▸ **THE EXERCISE**
Quote every line as written. Omit pictures.

▸ **MATERIAL**
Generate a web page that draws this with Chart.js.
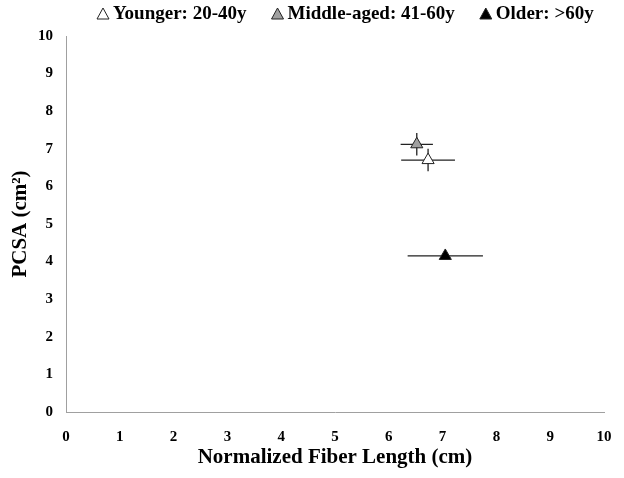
<!DOCTYPE html>
<html>
<head>
<meta charset="utf-8">
<script src="https://cdn.jsdelivr.net/npm/chart.js@4.4.0/dist/chart.umd.min.js"></script>
<style>
  html, body { margin: 0; padding: 0; background: #fff; }
  #wrap { width: 624px; height: 478px; position: relative; }
</style>
</head>
<body>
<div id="wrap"><canvas id="pcsaChart" width="624" height="478"></canvas></div>
<script>
// data
const groups = ['Younger: 20-40y', 'Middle-aged: 41-60y', 'Older: >60y'];
const fiberLength = [6.73, 6.52, 7.05];
const pcsa = [6.70, 7.12, 4.15];
const fiberErr = [0.50, 0.30, 0.70];
const pcsaErr = [0.30, 0.30, 0.08];
const fills = ['#ffffff', '#a0a0a0', '#000000'];
const axisTicks = [0, 1, 2, 3, 4, 5, 6, 7, 8, 9, 10];

const serif = '"Liberation Serif", "Times New Roman", serif';

// error bars drawn through the scales, behind the markers
const errorBars = {
    id: 'errorBars',
    beforeDatasetsDraw(chart) {
        const ctx = chart.ctx;
        const xs = chart.scales.x, ys = chart.scales.y;
        ctx.save();
        ctx.strokeStyle = '#222';
        ctx.lineWidth = 1.3;
        chart.data.datasets.forEach((ds, i) => {
            const p = ds.data[0];
            const cx = xs.getPixelForValue(p.x), cy = ys.getPixelForValue(p.y);
            ctx.beginPath();
            ctx.moveTo(xs.getPixelForValue(p.x - fiberErr[i]), cy);
            ctx.lineTo(xs.getPixelForValue(p.x + fiberErr[i]), cy);
            ctx.moveTo(cx, ys.getPixelForValue(p.y - pcsaErr[i]));
            ctx.lineTo(cx, ys.getPixelForValue(p.y + pcsaErr[i]));
            ctx.stroke();
        });
        ctx.restore();
    }
};

// compact legend row like the original: small triangle, tight gap to text
const groupLegend = {
    id: 'groupLegend',
    afterDraw(chart) {
        const ctx = chart.ctx;
        ctx.save();
        ctx.font = 'bold 19px ' + serif;
        ctx.textBaseline = 'middle';
        let x = 97;
        const y = 14;
        chart.data.datasets.forEach(ds => {
            ctx.fillStyle = ds.pointBackgroundColor;
            ctx.strokeStyle = '#222';
            ctx.lineWidth = 1;
            ctx.beginPath();
            ctx.moveTo(x + 6, y - 6);
            ctx.lineTo(x + 12, y + 5);
            ctx.lineTo(x, y + 5);
            ctx.closePath();
            ctx.fill();
            ctx.stroke();
            ctx.fillStyle = '#000';
            ctx.fillText(ds.label, x + 16, y);
            x += 16 + ctx.measureText(ds.label).width + 25;
        });
        ctx.restore();
    }
};

const ctx = document.getElementById('pcsaChart').getContext('2d');
new Chart(ctx, {
    type: 'scatter',
    data: {
        datasets: groups.map((g, i) => ({
            label: g,
            data: [{ x: fiberLength[i], y: pcsa[i] }],
            pointStyle: 'triangle',
            pointRadius: 7,
            pointBackgroundColor: fills[i],
            pointBorderColor: '#222',
            pointBorderWidth: 1,
            backgroundColor: fills[i],
            borderColor: '#222'
        }))
    },
    options: {
        responsive: false,
        animation: false,
        layout: { padding: { left: 0, right: 20, top: 36, bottom: 0 } },
        plugins: {
            legend: { display: false },
            tooltip: { enabled: false }
        },
        scales: {
            x: {
                type: 'linear',
                min: 0,
                max: 10,
                afterBuildTicks: s => { s.ticks = axisTicks.map(v => ({ value: v })); },
                afterFit: s => { s.height = 66; },
                grid: { display: false, drawTicks: true, tickLength: 5, color: '#a0a0a0' },
                border: { color: '#a0a0a0', width: 1 },
                ticks: { color: '#000', padding: 11, font: { family: serif, size: 15, weight: 'bold' } },
                title: {
                    display: true,
                    text: 'Normalized Fiber Length (cm)',
                    color: '#000',
                    padding: { top: 0, bottom: 8 },
                    font: { family: serif, size: 21, weight: 'bold' }
                }
            },
            y: {
                type: 'linear',
                min: 0,
                max: 10,
                afterBuildTicks: s => { s.ticks = axisTicks.map(v => ({ value: v })); },
                afterFit: s => { s.width = 66; },
                grid: { display: false, drawTicks: true, tickLength: 5, color: '#a0a0a0' },
                border: { color: '#a0a0a0', width: 1 },
                ticks: { color: '#000', padding: 8, font: { family: serif, size: 15, weight: 'bold' } },
                title: {
                    display: true,
                    text: 'PCSA (cm²)',
                    color: '#000',
                    padding: { top: 8, bottom: 0 },
                    font: { family: serif, size: 21, weight: 'bold' }
                }
            }
        }
    },
    plugins: [errorBars, groupLegend]
});
</script>
</body>
</html>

▸ **OUTPUT OF THE EXERCISE**
Generate a web page that draws this with Chart.js.
<!DOCTYPE html>
<html>
<head>
<meta charset="utf-8">
<script src="https://cdn.jsdelivr.net/npm/chart.js@4.4.0/dist/chart.umd.min.js"></script>
<style>
  html, body { margin: 0; padding: 0; background: #fff; }
  #wrap { width: 624px; height: 478px; position: relative; }
</style>
</head>
<body>
<div id="wrap"><canvas id="pcsaChart" width="624" height="478"></canvas></div>
<script>
// data
const groups = ['Younger: 20-40y', 'Middle-aged: 41-60y', 'Older: >60y'];
const fiberLength = [6.73, 6.52, 7.05];
const pcsa = [6.70, 7.12, 4.15];
const fiberErr = [0.50, 0.30, 0.70];
const pcsaErr = [0.30, 0.30, 0.08];
const fills = ['#ffffff', '#a0a0a0', '#000000'];
const axisTicks = [0, 1, 2, 3, 4, 5, 6, 7, 8, 9, 10];

const serif = '"Liberation Serif", "Times New Roman", serif';

// error bars drawn through the scales, behind the markers
const errorBars = {
    id: 'errorBars',
    beforeDatasetsDraw(chart) {
        const ctx = chart.ctx;
        const xs = chart.scales.x, ys = chart.scales.y;
        ctx.save();
        ctx.strokeStyle = '#222';
        ctx.lineWidth = 1.3;
        chart.data.datasets.forEach((ds, i) => {
            const p = ds.data[0];
            const cx = xs.getPixelForValue(p.x), cy = ys.getPixelForValue(p.y);
            ctx.beginPath();
            ctx.moveTo(xs.getPixelForValue(p.x - fiberErr[i]), cy);
            ctx.lineTo(xs.getPixelForValue(p.x + fiberErr[i]), cy);
            ctx.moveTo(cx, ys.getPixelForValue(p.y - pcsaErr[i]));
            ctx.lineTo(cx, ys.getPixelForValue(p.y + pcsaErr[i]));
            ctx.stroke();
        });
        ctx.restore();
    }
};

// compact legend row like the original: small triangle, tight gap to text
const groupLegend = {
    id: 'groupLegend',
    afterDraw(chart) {
        const ctx = chart.ctx;
        ctx.save();
        ctx.font = 'bold 19px ' + serif;
        ctx.textBaseline = 'middle';
        let x = 97;
        const y = 14;
        chart.data.datasets.forEach(ds => {
            ctx.fillStyle = ds.pointBackgroundColor;
            ctx.strokeStyle = '#222';
            ctx.lineWidth = 1;
            ctx.beginPath();
            ctx.moveTo(x + 6, y - 6);
            ctx.lineTo(x + 12, y + 5);
            ctx.lineTo(x, y + 5);
            ctx.closePath();
            ctx.fill();
            ctx.stroke();
            ctx.fillStyle = '#000';
            ctx.fillText(ds.label, x + 16, y);
            x += 16 + ctx.measureText(ds.label).width + 25;
        });
        ctx.restore();
    }
};

const ctx = document.getElementById('pcsaChart').getContext('2d');
new Chart(ctx, {
    type: 'scatter',
    data: {
        datasets: groups.map((g, i) => ({
            label: g,
            data: [{ x: fiberLength[i], y: pcsa[i] }],
            pointStyle: 'triangle',
            pointRadius: 7,
            pointBackgroundColor: fills[i],
            pointBorderColor: '#222',
            pointBorderWidth: 1,
            backgroundColor: fills[i],
            borderColor: '#222'
        }))
    },
    options: {
        responsive: false,
        animation: false,
        layout: { padding: { left: 0, right: 20, top: 36, bottom: 0 } },
        plugins: {
            legend: { display: false },
            tooltip: { enabled: false }
        },
        scales: {
            x: {
                type: 'linear',
                min: 0,
                max: 10,
                afterBuildTicks: s => { s.ticks = axisTicks.map(v => ({ value: v })); },
                afterFit: s => { s.height = 66; },
                grid: { display: false, drawTicks: true, tickLength: 5, color: '#a0a0a0' },
                border: { color: '#a0a0a0', width: 1 },
                ticks: { color: '#000', padding: 11, font: { family: serif, size: 15, weight: 'bold' } },
                title: {
                    display: true,
                    text: 'Normalized Fiber Length (cm)',
                    color: '#000',
                    padding: { top: 0, bottom: 8 },
                    font: { family: serif, size: 21, weight: 'bold' }
                }
            },
            y: {
                type: 'linear',
                min: 0,
                max: 10,
                afterBuildTicks: s => { s.ticks = axisTicks.map(v => ({ value: v })); },
                afterFit: s => { s.width = 66; },
                grid: { display: false, drawTicks: true, tickLength: 5, color: '#a0a0a0' },
                border: { color: '#a0a0a0', width: 1 },
                ticks: { color: '#000', padding: 8, font: { family: serif, size: 15, weight: 'bold' } },
                title: {
                    display: true,
                    text: 'PCSA (cm²)',
                    color: '#000',
                    padding: { top: 8, bottom: 0 },
                    font: { family: serif, size: 21, weight: 'bold' }
                }
            }
        }
    },
    plugins: [errorBars, groupLegend]
});
</script>
</body>
</html>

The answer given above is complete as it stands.